Mais sur La Boétie lui-même, son histoire personnelle, le rôle qu’il a joué dans la vie politique compliquée de son époque, le destin de ce texte hors norme qu’est le Discours de la servitude volontaire, on se contente généralement de quelques banalités, toujours les mêmes.
C’est pourquoi il faut savoir gré à Anne-Marie Cocula-Vaillières d’aborder tous ces points avec la précision de l’historienne qu’elle est. Elle a publié, aux éditions Classiques Garnier, Etienne de la Boétie et le destin du Discours de la servitude volontaire, un livre tout à fait passionnant.
Amitié ?
Anne-Marie Cocula-Vaillières dresse un tableau des conflits entre les protestants et les catholiques qui ne se font pas de cadeaux (temples et églises brûlent, et leurs occupants aussi, souvent), de la misère du peuple qui croule sous les impôts (révolte contre la gabelle qui soulève en 1547 dans le Poitou la « grande bande » des Pitauds), des épidémies qui s’en mêlent, des intrigues et des renversements d’alliance qui ne contribuent pas au retour de la paix civile, des relations difficiles entre la royauté et les pouvoirs des parlements de province. La situation n’est pas plus claire à Sarlat d’où vient La Boétie qu’à Bordeaux d’où vient Montaigne.

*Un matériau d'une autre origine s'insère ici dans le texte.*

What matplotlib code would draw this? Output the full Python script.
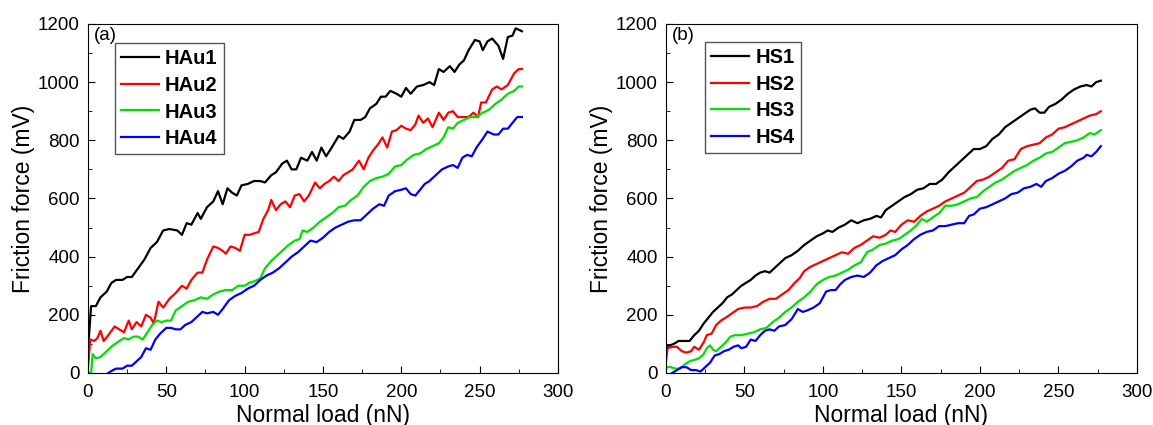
import matplotlib
matplotlib.use('Agg')
import matplotlib.pyplot as plt
from matplotlib.ticker import MultipleLocator

plt.rcParams['font.family'] = ['Liberation Sans', 'DejaVu Sans']

# (a) HAu samples
hau1_x = [0, 2, 5, 8, 12, 15, 18, 22, 25, 28, 32, 36, 40, 44, 48, 52, 57, 60, 63, 66, 70, 72, 76, 80, 83, 86, 89, 92, 95, 98,
          102, 106, 110, 113, 117, 120, 124, 127, 130, 133, 136, 140, 143, 146, 149, 152, 155, 160, 163, 167, 170, 174, 177,
          180, 184, 187, 190, 193, 197, 200, 203, 206, 210, 214, 218, 221, 224, 227, 231, 234, 237, 240, 243, 247, 250, 252,
          255, 258, 262, 265, 268, 271, 273, 277]
hau1_y = [80, 230, 230, 260, 280, 310, 320, 320, 330, 330, 360, 390, 430, 450, 490, 495, 490, 475, 515, 510, 550, 530, 570, 590,
          625, 580, 635, 620, 610, 645, 650, 660, 660, 655, 680, 690, 720, 730, 700, 700, 740, 730, 760, 730, 775, 745, 770,
          815, 805, 830, 870, 870, 880, 910, 925, 950, 950, 970, 960, 950, 980, 960, 985, 990, 1000, 990, 1045, 1035, 1055,
          1035, 1060, 1075, 1110, 1145, 1140, 1110, 1140, 1150, 1125, 1080, 1155, 1160, 1185, 1175]

hau2_x = [0, 1.5, 4, 6, 8, 10, 13, 17, 20, 23, 26, 28, 31, 34, 37, 40, 42, 45, 48, 52, 56, 60, 63, 66, 70, 73, 76, 80, 83, 86,
          88, 91, 94, 97, 100, 103, 106, 109, 112, 115, 117, 120, 123, 126, 129, 132, 135, 138, 141, 145, 148, 151, 154, 157,
          160, 163, 166, 169, 173, 176, 179, 182, 185, 188, 191, 194, 197, 200, 203, 206, 209, 211, 214, 217, 220, 224, 227,
          230, 233, 236, 240, 243, 246, 249, 251, 254, 258, 261, 264, 268, 272, 275, 277]
hau2_y = [20, 115, 110, 120, 145, 110, 130, 160, 150, 140, 180, 150, 175, 160, 200, 190, 170, 245, 225, 255, 275, 300, 290, 320,
          345, 345, 390, 435, 430, 420, 410, 435, 430, 420, 475, 475, 480, 485, 530, 560, 595, 560, 580, 590, 570, 610, 615,
          590, 610, 655, 635, 650, 660, 675, 660, 680, 690, 700, 730, 700, 740, 765, 785, 810, 775, 830, 835, 850, 840, 835,
          855, 885, 860, 875, 845, 895, 870, 895, 900, 880, 880, 880, 895, 880, 930, 930, 975, 985, 975, 990, 1030, 1045, 1045]

hau3_x = [1, 2, 3, 5, 8, 12, 16, 20, 23, 26, 29, 32, 35, 38, 41, 44, 47, 50, 53, 56, 60, 64, 68, 72, 76, 80, 84, 88, 92, 96,
          100, 103, 106, 110, 113, 117, 120, 124, 128, 132, 135, 137, 140, 144, 148, 152, 156, 160, 164, 168, 172, 176, 180,
          184, 188, 192, 196, 200, 204, 208, 212, 216, 220, 224, 227, 230, 233, 236, 240, 244, 248, 252, 256, 260, 264, 268,
          272, 275, 277]
hau3_y = [0, 0, 65, 50, 55, 75, 95, 110, 120, 115, 125, 125, 115, 140, 165, 180, 175, 180, 180, 215, 230, 245, 250, 260, 255,
          270, 280, 285, 285, 300, 300, 310, 315, 325, 360, 385, 400, 420, 440, 455, 460, 490, 485, 500, 520, 535, 550, 570,
          575, 595, 610, 640, 660, 670, 675, 685, 710, 715, 735, 750, 755, 770, 780, 790, 810, 845, 840, 860, 870, 880, 880,
          895, 905, 925, 940, 960, 970, 985, 985]

hau4_x = [13, 16, 18, 22, 25, 28, 31, 34, 37, 40, 43, 46, 50, 53, 56, 59, 62, 66, 70, 73, 76, 80, 83, 86, 90, 94, 98, 102, 106,
          110, 114, 118, 122, 126, 130, 134, 138, 142, 146, 150, 154, 158, 162, 166, 170, 174, 178, 182, 186, 189, 192, 196,
          200, 203, 206, 209, 212, 215, 218, 222, 226, 230, 233, 236, 239, 242, 245, 248, 252, 255, 259, 262, 265, 268, 271,
          274, 277]
hau4_y = [0, 10, 15, 15, 25, 25, 40, 55, 85, 80, 115, 135, 155, 155, 150, 150, 165, 175, 195, 210, 205, 210, 200, 220, 250, 265,
          275, 290, 300, 320, 335, 345, 360, 380, 400, 415, 435, 455, 450, 465, 485, 500, 510, 520, 525, 525, 545, 565, 580,
          575, 610, 625, 630, 635, 615, 610, 630, 650, 660, 680, 700, 710, 715, 705, 740, 750, 745, 775, 805, 830, 820, 820,
          840, 840, 860, 880, 880]

# (b) HS samples
hs1_x = [0, 5, 8, 12, 15, 18, 21, 24, 27, 30, 33, 36, 39, 42, 45, 48, 51, 54, 57, 60, 63, 66, 69, 72, 76, 80, 84, 88, 92, 96,
         100, 103, 106, 110, 114, 118, 122, 126, 130, 134, 137, 140, 144, 148, 152, 156, 160, 164, 168, 172, 176, 180, 184,
         188, 192, 196, 200, 204, 208, 212, 216, 220, 224, 228, 232, 235, 238, 241, 244, 248, 252, 256, 260, 264, 268, 271,
         274, 277]
hs1_y = [90, 100, 110, 110, 110, 130, 145, 170, 190, 210, 225, 240, 260, 270, 285, 300, 310, 320, 335, 345, 350, 345, 360, 375,
         395, 405, 420, 440, 455, 470, 480, 490, 485, 500, 510, 525, 515, 525, 530, 540, 535, 560, 575, 590, 605, 615, 630,
         635, 650, 650, 665, 690, 710, 730, 750, 770, 770, 780, 805, 820, 845, 860, 875, 890, 905, 910, 895, 895, 915, 925,
         940, 960, 975, 985, 990, 985, 1000, 1005]

hs2_x = [0, 1, 4, 7, 10, 13, 16, 18, 21, 24, 26, 29, 32, 35, 38, 42, 46, 50, 54, 58, 62, 66, 70, 74, 78, 82, 85, 88, 92, 96,
         100, 104, 108, 112, 116, 120, 124, 128, 132, 136, 140, 143, 146, 150, 154, 158, 162, 166, 170, 174, 178, 182, 186,
         190, 194, 198, 202, 206, 210, 214, 218, 222, 226, 230, 234, 238, 242, 246, 250, 254, 258, 262, 266, 270, 274, 277]
hs2_y = [40, 85, 90, 90, 75, 70, 75, 90, 80, 105, 130, 135, 165, 180, 190, 205, 220, 225, 225, 230, 245, 255, 255, 270, 285,
         310, 325, 350, 365, 375, 385, 395, 405, 415, 410, 430, 440, 455, 470, 465, 475, 490, 485, 510, 525, 520, 540, 555,
         565, 575, 590, 600, 610, 620, 640, 660, 665, 675, 690, 705, 730, 735, 770, 780, 785, 790, 810, 820, 840, 845, 855,
         865, 875, 885, 890, 900]

hs3_x = [0, 3, 6, 9, 12, 15, 18, 21, 24, 26, 28, 30, 32, 35, 38, 41, 44, 48, 52, 56, 60, 64, 68, 72, 76, 80, 84, 88, 92, 96,
         100, 104, 108, 112, 116, 120, 124, 128, 132, 136, 140, 144, 148, 152, 156, 160, 163, 166, 170, 174, 178, 182, 186,
         190, 194, 198, 202, 206, 210, 214, 218, 222, 226, 230, 234, 238, 242, 246, 250, 254, 258, 262, 266, 270, 273, 277]
hs3_y = [20, 20, 15, 15, 30, 40, 45, 50, 65, 85, 95, 80, 75, 90, 105, 125, 130, 130, 135, 140, 150, 155, 175, 190, 210, 225,
         245, 260, 280, 305, 320, 330, 335, 345, 355, 370, 380, 415, 425, 440, 445, 455, 460, 475, 490, 510, 530, 520, 535,
         550, 575, 575, 580, 590, 600, 605, 625, 640, 655, 665, 680, 695, 705, 715, 730, 740, 755, 760, 775, 790, 795, 800,
         810, 825, 820, 835]

hs4_x = [4, 7, 10, 13, 16, 19, 22, 25, 28, 31, 34, 37, 40, 43, 46, 48, 51, 54, 57, 60, 63, 66, 69, 72, 76, 80, 84, 87, 90, 94,
         98, 102, 105, 108, 111, 114, 118, 122, 126, 130, 134, 138, 142, 146, 150, 154, 158, 162, 166, 170, 174, 178, 182,
         186, 190, 193, 196, 200, 204, 208, 212, 216, 220, 224, 228, 232, 236, 239, 242, 246, 250, 254, 258, 262, 266, 268,
         271, 274, 277]
hs4_y = [0, 10, 20, 20, 10, 10, 5, 20, 35, 60, 65, 75, 80, 90, 95, 85, 90, 115, 110, 130, 145, 150, 145, 160, 165, 185, 220,
         210, 215, 225, 240, 280, 285, 285, 305, 320, 330, 335, 330, 345, 370, 385, 395, 405, 425, 440, 460, 475, 485, 490,
         505, 505, 510, 515, 515, 540, 545, 565, 570, 580, 590, 600, 615, 620, 635, 640, 650, 640, 660, 670, 685, 695, 710,
         730, 740, 750, 745, 760, 780]

colors = ['black', '#ff0000', '#00e000', '#0000ff']

fig = plt.figure(figsize=(11.53, 4.25), dpi=100)
ax1 = fig.add_axes([0.0763, 0.1224, 0.4076, 0.8212])
ax2 = fig.add_axes([0.5776, 0.1224, 0.4085, 0.8212])

panels = [
    (ax1, '(a)', (0.057, 0.945), [(hau1_x, hau1_y, 'HAu1'), (hau2_x, hau2_y, 'HAu2'), (hau3_x, hau3_y, 'HAu3'), (hau4_x, hau4_y, 'HAu4')]),
    (ax2, '(b)', (0.083, 0.948), [(hs1_x, hs1_y, 'HS1'), (hs2_x, hs2_y, 'HS2'), (hs3_x, hs3_y, 'HS3'), (hs4_x, hs4_y, 'HS4')]),
]

for ax, tag, anchor, series in panels:
    for (x, y, name), c in zip(series, colors):
        ax.plot(x, y, color=c, lw=1.6, label=name)
    ax.set_xlim(0, 300)
    ax.set_ylim(0, 1200)
    ax.xaxis.set_major_locator(MultipleLocator(50))
    ax.xaxis.set_minor_locator(MultipleLocator(25))
    ax.yaxis.set_major_locator(MultipleLocator(200))
    ax.yaxis.set_minor_locator(MultipleLocator(100))
    ax.tick_params(which='both', direction='in', top=False, right=False, labelsize=13.5)
    ax.tick_params(which='major', length=5)
    ax.tick_params(axis='x', which='major', pad=8)
    ax.tick_params(axis='y', which='major', pad=6)
    ax.tick_params(which='minor', length=3)
    ax.set_xlabel('Normal load (nN)', fontsize=16.5, labelpad=2)
    ax.set_ylabel('Friction force (mV)', fontsize=16.5, labelpad=2)
    ax.text(0.012, 0.99, tag, transform=ax.transAxes, fontsize=13.5, va='top', ha='left')
    leg = ax.legend(loc='upper left', bbox_to_anchor=anchor, prop={'weight': 'bold', 'size': 14.5},
                    fancybox=False, edgecolor='#555555', framealpha=1, handlelength=1.9,
                    handletextpad=0.3, labelspacing=0.38, borderpad=0.3, borderaxespad=0)
    leg.get_frame().set_linewidth(1.0)

plt.savefig('out.png', dpi=100)
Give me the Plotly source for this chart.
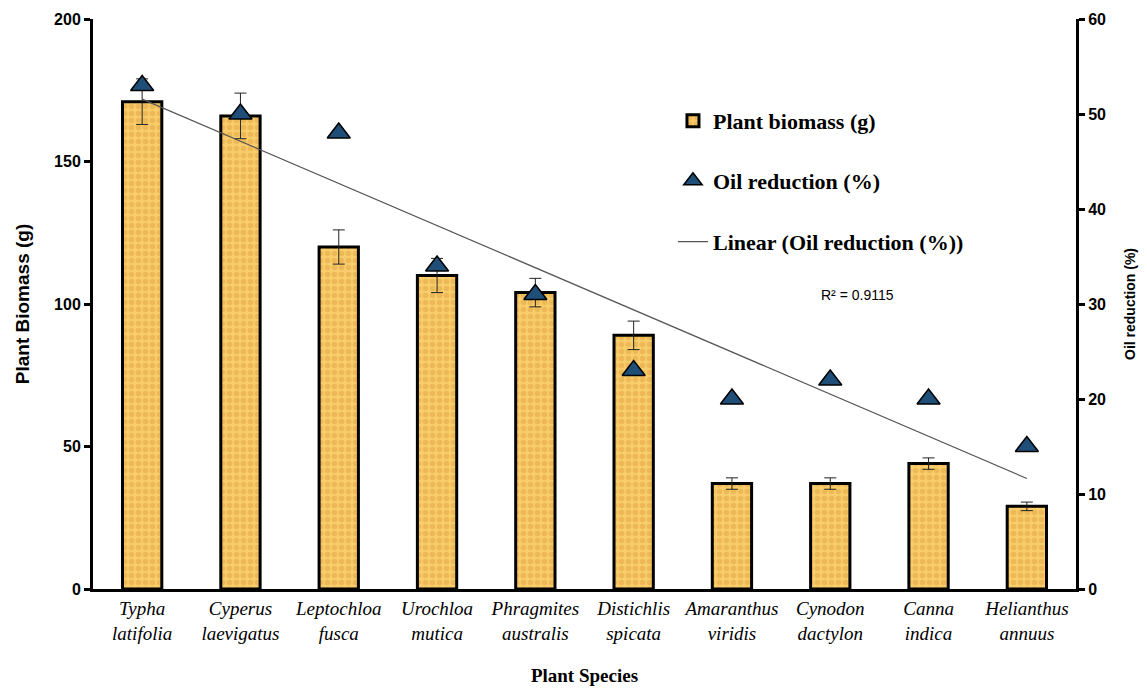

C’est dans ce cadre que s’inscrit l’histoire croisée de La Boétie et de Montaigne. Etienne naît en 1530, Michel en 1533. L’un et l’autre appartiennent à cette classe de marchands qui ont accédé à la noblesse de robe à la suite de leur enrichissement. Etienne achète la charge de conseiller au parlement de Bordeaux en 1553 – il a donc 20 ans. Il y précède donc Montaigne, d’abord conseiller à la cour des Aides de Périgueux en 1555, puis, lorsque cette cour est supprimée, intégré au parlement de Bordeaux. C’est en 1557 que les deux hommes se rencontrent et que se produit ce coup de foudre d’amitié qui les unira de manière exemplaire.
La Boétie a épousé Marguerite de Carle, son aînée d’une quinzaine d’années – mariage d’amour ? Montaigne, Françoise de Lachassaigne, – mariage d’intérêt ? L’amitié entre les deux hommes a fait couler beaucoup d’encre – était-elle d’ordre homosexuel ou non ? –, nous n’avons sur ce point aucun élément précis. Elle sera de courte durée puisque La Boétie meurt en 1563, laissant son ami inconsolable.
Une liberté à risque
Qu’en est-il du texte qui a rendu La Boétie célèbre ? La date de son écriture demeure incertaine – on peine à croire qu’il soit sorti de la plume d’un garçon de 16 ans. Est-ce l’œuvre, comme le dit Pierre Clastre, d’un « Rimbaud de la pensée » ? C’est possible. Le fait est que le destin de ce pamphlet est étrange, destin clandestin on le comprend aisément, qu’on se passe de main à main, qui apparaît dans des ensembles plus vastes rédigés par d’autres écrivains, que Montaigne désire publier dans ses Essais avant d’y renoncer.
La thèse en est bien connue : comment se fait-il qu’un tyran puisse régner sur la foule de ses sujets qui pourraient si aisément se révolter ? La réponse tient dans ce paradoxe que les hommes préfèrent la servitude à une liberté qui leur ferait courir trop de risques.
Est-ce un constat lié à une période historique déterminée ? Est-ce le propre de toute stabilité politique ? Est-ce un hymne prophétique à la liberté ? Cette dernière hypothèse paraît la plus séduisante qui renvoie le lecteur à son propre désir de liberté, à lutter donc contre toutes les conforts réels ou imaginaires de la servitude.
On comprend mieux la place que le Discours de la servitude volontaire occupe dans l’histoire de la pensée politique – appel ou rejet ? Appel à la liberté ou rejet de la liberté. Le livre d’Anne-Marie Cocula-Vaillières nous donne des éléments essentiels pour avancer dans cette réflexion.